• [Stored data]
=====

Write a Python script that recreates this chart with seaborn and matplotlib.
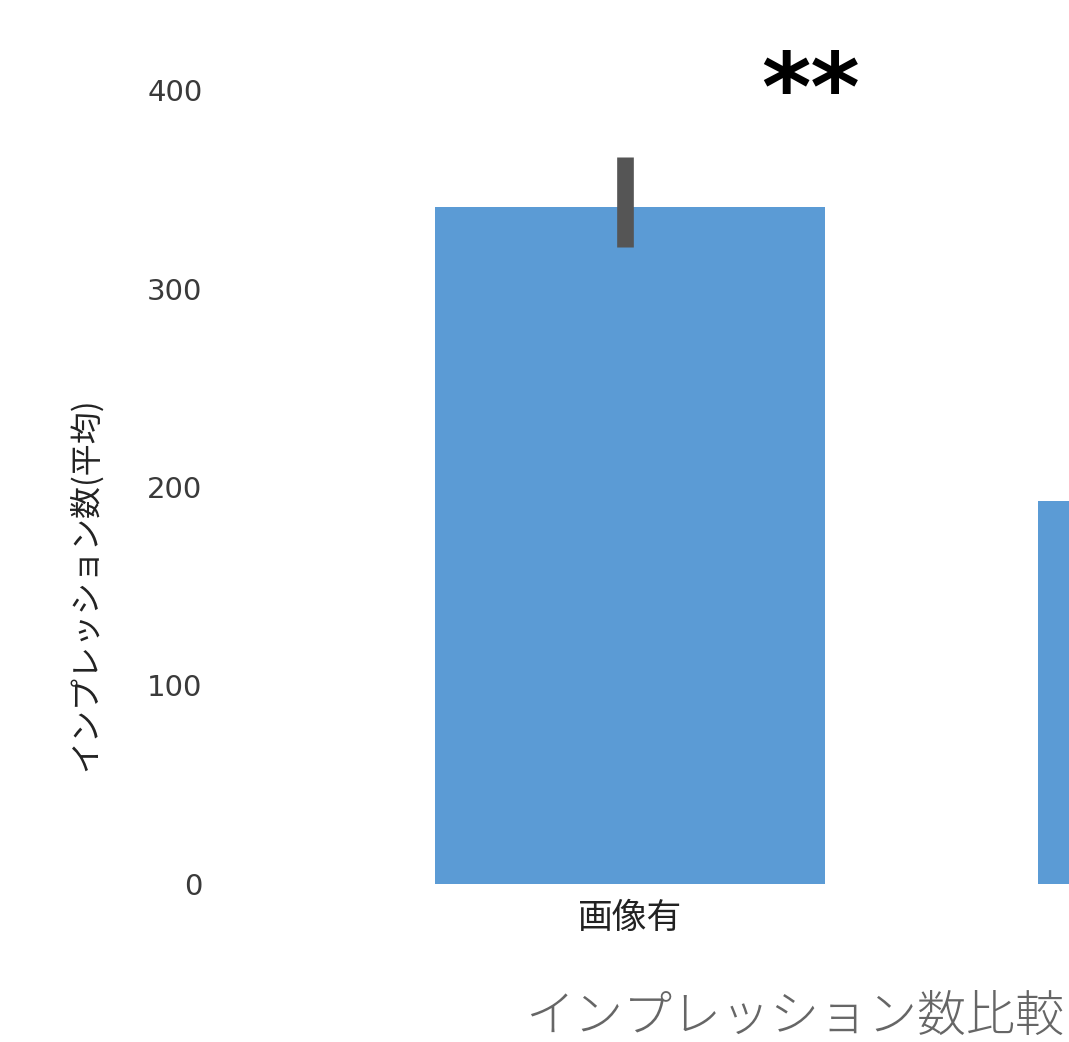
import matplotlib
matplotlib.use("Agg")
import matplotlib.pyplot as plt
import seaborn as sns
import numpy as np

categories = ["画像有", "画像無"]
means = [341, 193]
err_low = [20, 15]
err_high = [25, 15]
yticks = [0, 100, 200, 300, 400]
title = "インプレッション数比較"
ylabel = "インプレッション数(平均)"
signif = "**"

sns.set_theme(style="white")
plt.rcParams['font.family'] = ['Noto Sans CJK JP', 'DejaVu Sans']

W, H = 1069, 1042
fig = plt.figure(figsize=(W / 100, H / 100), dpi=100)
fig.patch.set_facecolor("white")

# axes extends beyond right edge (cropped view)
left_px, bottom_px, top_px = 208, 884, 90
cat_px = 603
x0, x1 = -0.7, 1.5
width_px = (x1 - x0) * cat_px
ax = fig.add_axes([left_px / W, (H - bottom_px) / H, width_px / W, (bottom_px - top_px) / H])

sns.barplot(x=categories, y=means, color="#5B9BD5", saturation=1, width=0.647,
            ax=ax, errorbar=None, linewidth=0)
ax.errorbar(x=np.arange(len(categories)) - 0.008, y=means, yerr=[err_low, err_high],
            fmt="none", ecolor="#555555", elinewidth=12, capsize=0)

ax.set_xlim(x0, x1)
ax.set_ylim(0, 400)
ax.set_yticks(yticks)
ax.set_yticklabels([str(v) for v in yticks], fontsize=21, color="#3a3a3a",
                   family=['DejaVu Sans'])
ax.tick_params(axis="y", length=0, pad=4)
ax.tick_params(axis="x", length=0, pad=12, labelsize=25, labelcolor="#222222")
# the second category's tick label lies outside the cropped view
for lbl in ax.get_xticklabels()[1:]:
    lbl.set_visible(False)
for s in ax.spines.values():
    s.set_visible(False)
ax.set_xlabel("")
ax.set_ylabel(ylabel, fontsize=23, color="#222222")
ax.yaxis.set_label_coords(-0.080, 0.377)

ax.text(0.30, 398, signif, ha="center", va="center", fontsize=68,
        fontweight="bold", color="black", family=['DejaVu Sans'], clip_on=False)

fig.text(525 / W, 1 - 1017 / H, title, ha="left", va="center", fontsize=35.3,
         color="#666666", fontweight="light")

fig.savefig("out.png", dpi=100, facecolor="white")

=====

• [Task requirements] Identify the lines above with the word "matplotlib". Copy them.

• [Response]
Write a Python script that recreates this chart with seaborn and matplotlib.
import matplotlib
matplotlib.use("Agg")
import matplotlib.pyplot as plt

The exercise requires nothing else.